Secondo uno studio della testata spagnola Civio nell’ambito dell’inchiesta Pagar o esperar: cómo Europa -y España- tratan la ansiedad y la depresión riportato dal Sole 24 Ore, un’ora dallo psicologo costa infatti un giorno e mezzo di lavoro: “calcolando un salario minimo di 883 euro e che il costo medio di una seduta di un’ora con uno psicologo è di 75 euro, in Italia occorre lavorare 12 ore e 10 minuti per pagare la parcella del professionista cui ci si è affidati”. Nel pubblico, si scende a meno di mezza giornata, 3 ore e 9 minuti.

L’Italia è uno dei Paesi in cui andare dallo psicologo costa di più: siamo al quinto posto nella classifica europea del costo dell’assistenza psicologica sul mercato privato (fanno peggio solo Croazia, Estonia, Slovacchia e Romania).

Nonostante già nel settembre 2020 sia stato presentato in Senato il Disegno di Legge n. 1827 – un’iniziativa parlamentare firmata da Paola Boldrini (PD) – dal titolo Istituzione dello psicologo di cure primarie, in Italia non esiste una legge che regolamenti la figura, finora inesistente, dello psicologo di base. Solo a livello regionale ci si è mossi in questa direzione, con la Campania che l’ha introdotta nel 2020 e Lazio e Lombardia che hanno promesso di farlo, almeno a livello sperimentale.

È evidente che la soluzione non possa essere il bonus psicologo – più precisamente il “Contributo per sostenere le spese relative a sessioni di psicoterapia” – introdotto in luglio che prevede un voucher da 200 a 600 utilizzabile per pagare in tutto o in parte le sedute di psicoterapia fino a un massimo di 50€ per seduta. E non solo perché i fondi che verranno erogati dopo la pubblicazione delle graduatorie degli aventi diritto alla fine di ottobre non saranno sufficienti a coprire le richieste di chi ha già fatto domanda. Non lo saranno nonostante il decreto Aiuti Bis abbia previsto un rifinanziamento portando le risorse disponibili a 25 milioni di euro.

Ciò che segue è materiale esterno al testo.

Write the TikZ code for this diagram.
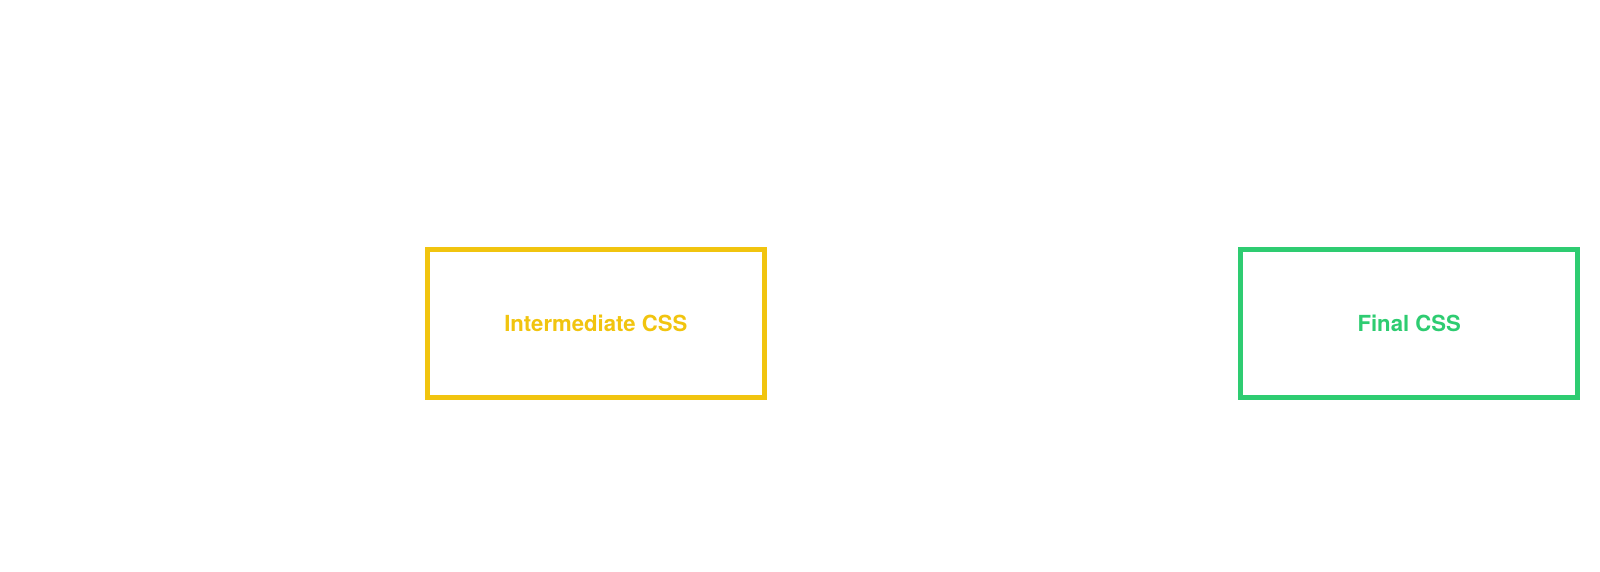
\documentclass[tikz,border=0pt]{standalone}
\usepackage{fontspec}
\setmainfont{TeX Gyre Heros}
\definecolor{sunflower}{HTML}{F1C40F}
\definecolor{emerald}{HTML}{2ECC71}
\tikzset{
  cssbox/.style={draw=#1, line width=1.42pt, inner sep=0pt, minimum width=3.367cm, minimum height=1.483cm},
  csslabel/.style={text=#1, font=\bfseries\fontsize{6.3}{7}\selectfont, inner sep=0pt}
}
\begin{document}
\begin{tikzpicture}
    \useasboundingbox (0,0) rectangle (16,5.72);
    % Intermediate box
    \node[cssbox=sunflower] (intbox) at (5.958,2.486) {};
    \node[csslabel=sunflower] (intlabel) at (intbox.center) {Intermediate CSS};
    % Final box
    \node[cssbox=emerald] (finalbox) at (14.092,2.486) {};
    \node[csslabel=emerald] (finallabel) at (finalbox.center) {Final CSS};
\end{tikzpicture}
\end{document}
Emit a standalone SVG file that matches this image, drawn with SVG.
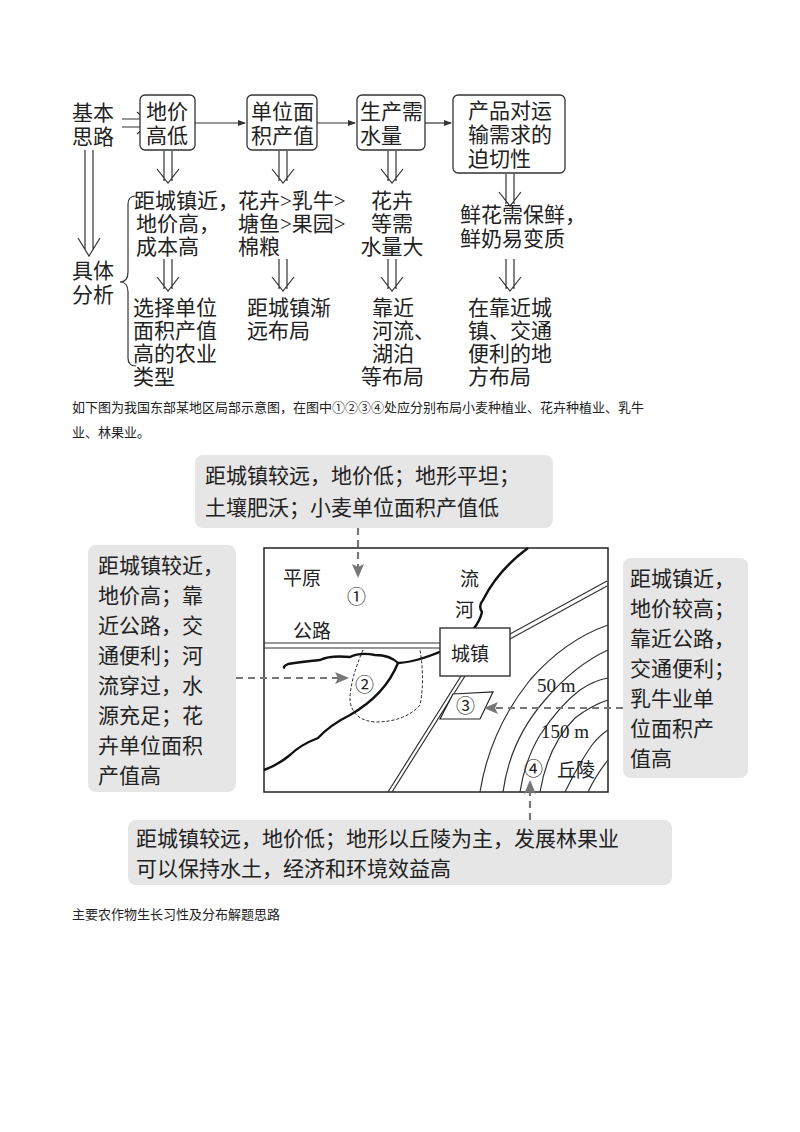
<svg xmlns="http://www.w3.org/2000/svg" width="800" height="1132" viewBox="0 0 800 1132">
<style>
text{font-family:"Liberation Serif","Noto Sans CJK SC",serif;fill:#222}
.t{font-size:21px}
.m{font-size:19px}
.c{font-size:13px}
.box{fill:#fff;stroke:#333;stroke-width:1.3}
.ln{fill:none;stroke:#333;stroke-width:1.2}
.thick{fill:none;stroke:#111;stroke-width:2.4}
.call{fill:#e6e6e6;stroke:none}
.dash{fill:none;stroke:#777;stroke-width:2.2;stroke-dasharray:7 5}
</style>
<defs>
<marker id="ah" markerWidth="8" markerHeight="8" refX="7" refY="4" orient="auto" markerUnits="userSpaceOnUse"><path d="M0,1 L8,4 L0,7 Z" fill="#333"/></marker>
<marker id="gh" markerWidth="14" markerHeight="12" refX="12" refY="6" orient="auto" markerUnits="userSpaceOnUse"><path d="M0,0 L14,6 L0,12 L3,6 Z" fill="#777"/></marker>
<path id="dd" d="M-4,0 V30 M4,0 V30 M-11,18 L0,32 L11,18" fill="none" stroke="#333" stroke-width="1.2"/>
</defs>
<rect width="800" height="1132" fill="#fff"/>
<g id="connectors">
<path class="ln" d="M122,119 H146 M122,127 H146 M137,112 L150,123 L137,134"/>
<path class="ln" d="M195,123 H245" marker-end="url(#ah)"/>
<path class="ln" d="M317,123 H355" marker-end="url(#ah)"/>
<path class="ln" d="M425,123 H451" marker-end="url(#ah)"/>
<path class="ln" d="M85,150 V250 M93,150 V250 M78,238 L89,256 L100,238"/>
<use href="#dd" x="168" y="151"/>
<use href="#dd" x="168" y="259"/>
<use href="#dd" x="283" y="151"/>
<use href="#dd" x="283" y="259"/>
<use href="#dd" x="392" y="151"/>
<use href="#dd" x="392" y="259"/>
<use href="#dd" x="510" y="174"/>
<use href="#dd" x="510" y="259"/>
<path class="ln" d="M136,196 Q128,196 128,204 V272 Q128,282 120,282 Q128,282 128,292 V358 Q128,366 136,366"/>
</g>
<g id="n-jiben"><text class="t" x="72" y="120">基本</text><text class="t" x="72" y="144">思路</text></g>
<g id="n-juti"><text class="t" x="72" y="278">具体</text><text class="t" x="72" y="302">分析</text></g>
<g id="n-b1"><rect class="box" x="140" y="95" width="55" height="55" rx="5"/><text class="t" x="146" y="119">地价</text><text class="t" x="146" y="143">高低</text></g>
<g id="n-b2"><rect class="box" x="247" y="95" width="70" height="55" rx="5"/><text class="t" x="251" y="119">单位面</text><text class="t" x="251" y="143">积产值</text></g>
<g id="n-b3"><rect class="box" x="357" y="95" width="68" height="55" rx="5"/><text class="t" x="360" y="119">生产需</text><text class="t" x="360" y="143">水量</text></g>
<g id="n-b4"><rect class="box" x="453" y="95" width="112" height="78" rx="5"/><text class="t" x="468" y="118">产品对运</text><text class="t" x="468" y="142">输需求的</text><text class="t" x="468" y="166">迫切性</text></g>
<g id="n-c1a"><text class="t" x="134" y="208">距城镇近，</text><text class="t" x="136" y="231">地价高，</text><text class="t" x="136" y="254">成本高</text></g>
<g id="n-c1b"><text class="t" x="133" y="315">选择单位</text><text class="t" x="133" y="338">面积产值</text><text class="t" x="133" y="361">高的农业</text><text class="t" x="133" y="384">类型</text></g>
<g id="n-c2a"><text class="t" x="238" y="208">花卉&gt;乳牛&gt;</text><text class="t" x="238" y="231">塘鱼&gt;果园&gt;</text><text class="t" x="238" y="254">棉粮</text></g>
<g id="n-c2b"><text class="t" x="247" y="315">距城镇渐</text><text class="t" x="247" y="338">远布局</text></g>
<g id="n-c3a" text-anchor="middle"><text class="t" x="392" y="208">花卉</text><text class="t" x="392" y="231">等需</text><text class="t" x="392" y="254">水量大</text></g>
<g id="n-c3b"><text class="t" x="372" y="315">靠近</text><text class="t" x="372" y="338">河流、</text><text class="t" x="372" y="361">湖泊</text><text class="t" x="361" y="384">等布局</text></g>
<g id="n-c4a"><text class="t" x="460" y="222">鲜花需保鲜，</text><text class="t" x="460" y="246">鲜奶易变质</text></g>
<g id="n-c4b"><text class="t" x="468" y="315">在靠近城</text><text class="t" x="468" y="338">镇、交通</text><text class="t" x="468" y="361">便利的地</text><text class="t" x="468" y="384">方布局</text></g>
<text class="c" x="72" y="412">如下图为我国东部某地区局部示意图，在图中①②③④处应分别布局小麦种植业、花卉种植业、乳牛</text>
<text class="c" x="72" y="437">业、林果业。</text>
<g id="map">
<rect x="264" y="548" width="344" height="244" fill="#fff" stroke="#222" stroke-width="1.5"/>
<path class="ln" d="M264,643 H440 M264,648 H440"/>
<path class="ln" d="M510,634 L607,581 M510,639 L607,586"/>
<path class="ln" d="M461,676 L388,792 M465,676 L392,792"/>
<path class="thick" d="M528,548 Q498,570 483,600 Q478,606 482,612 Q478,630 455,645 Q420,662 398,663 Q390,655 375,655 Q360,652 350,657 Q330,655 320,660 Q300,662 288,664 Q282,667 285,668"/>
<path class="thick" d="M398,663 Q385,695 350,715 Q330,725 318,738 Q300,745 290,755 Q278,765 264,770"/>
<path d="M363,650 Q350,680 350,700 Q352,720 375,722 Q405,722 420,705 Q425,680 420,650" fill="none" stroke="#222" stroke-width="1" stroke-dasharray="3 2"/>
<rect x="440" y="628" width="70" height="48" fill="#fff" stroke="#222" stroke-width="1.3"/>
<path d="M453,694 L493,692 L480,719 L440,719 Z" fill="#fff" stroke="#222" stroke-width="1.2"/>
<path class="ln" d="M480,792 Q490,730 530,680 Q565,640 608,625"/>
<path class="ln" d="M503,792 Q510,740 545,700 Q575,665 608,650"/>
<path class="ln" d="M520,792 Q525,760 540,735 Q560,705 580,690 Q595,680 608,678"/>
<path class="ln" d="M540,792 Q548,745 575,718 Q592,705 608,700"/>
<path class="ln" d="M565,792 Q578,765 592,745 Q600,735 608,730"/>
<path class="ln" d="M588,792 Q596,775 608,760"/>
<text class="m" x="283" y="585">平原</text>
<text class="m" x="347" y="604">①</text>
<text class="m" x="460" y="586">流</text>
<text class="m" x="455" y="617">河</text>
<text class="m" x="293" y="638">公路</text>
<text class="m" x="451" y="661">城镇</text>
<text class="m" x="355" y="692">②</text>
<text class="m" x="456" y="713">③</text>
<text class="m" x="537" y="692">50 m</text>
<text class="m" x="541" y="738">150 m</text>
<text class="m" x="524" y="776">④</text>
<text class="m" x="557" y="777">丘陵</text>
</g>
<g id="callouts">
<g id="n-top"><rect class="call" x="195" y="455" width="358" height="73" rx="8"/><text class="t" x="205" y="483">距城镇较远，地价低；地形平坦；</text><text class="t" x="205" y="515">土壤肥沃；小麦单位面积产值低</text></g>
<g id="n-left"><rect class="call" x="88" y="545" width="148" height="247" rx="8"/>
<text class="t" x="98" y="573">距城镇较近，</text><text class="t" x="98" y="603">地价高；靠</text><text class="t" x="98" y="633">近公路，交</text><text class="t" x="98" y="663">通便利；河</text><text class="t" x="98" y="693">流穿过，水</text><text class="t" x="98" y="723">源充足；花</text><text class="t" x="98" y="753">卉单位面积</text><text class="t" x="98" y="783">产值高</text></g>
<g id="n-right"><rect class="call" x="623" y="558" width="125" height="220" rx="8"/>
<text class="t" x="630" y="586">距城镇近，</text><text class="t" x="630" y="616">地价较高；</text><text class="t" x="630" y="646">靠近公路，</text><text class="t" x="630" y="676">交通便利；</text><text class="t" x="630" y="706">乳牛业单</text><text class="t" x="630" y="736">位面积产</text><text class="t" x="630" y="766">值高</text></g>
<g id="n-bottom"><rect class="call" x="128" y="820" width="544" height="65" rx="8"/><text class="t" x="136" y="846">距城镇较远，地价低；地形以丘陵为主，发展林果业</text><text class="t" x="136" y="876">可以保持水土，经济和环境效益高</text></g>
</g>
<g id="dash-arrows">
<path class="dash" d="M358,528 V576" marker-end="url(#gh)"/>
<path class="dash" d="M236,678 H347" marker-end="url(#gh)"/>
<path class="dash" d="M623,708 H486" marker-end="url(#gh)"/>
<path class="dash" d="M530,820 V782" marker-end="url(#gh)"/>
</g>
<text class="c" x="72" y="919">主要农作物生长习性及分布解题思路</text>
</svg>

Nei primi due giorni, le richieste arrivate all’Inps sono state 113.343: inizialmente, il limite finanziabile stabilito dalla norma era di 10 milioni di euro, per un massimo di 50.000 domande considerando l’importo minimo del voucher, un numero che si riduce a poco più di 16.000 considerando quello più alto. 15 milioni di euro in più sembrano – e sono – tanti, ma non bastano.

In generale, i bonus – che per loro natura possono tamponare situazioni di emergenza ma non risolvere problemi strutturali – non possono essere lo strumento per gestire un problema strategico come quello dell’accesso all’assistenza psicologica. Il diritto alla salute è uno dei diritti fondamentali nella vita delle persone, a prescindere da età, genere o contesto socio-economico.

La salute, dice l’Oms, non è la mera assenza di malattie o infermità, ma “uno stato complessivo di benessere fisico, mentale e sociale”. È chiaro che non può esserci salute senza salute mentale. Ma bastano 200, 600, anche 1000 euro, per garantire quel diritto alla salute sancito dall’articolo 32 della nostra Costituzione? Oggi, giornata mondiale della salute mentale, è l’occasione giusta per chiederselo.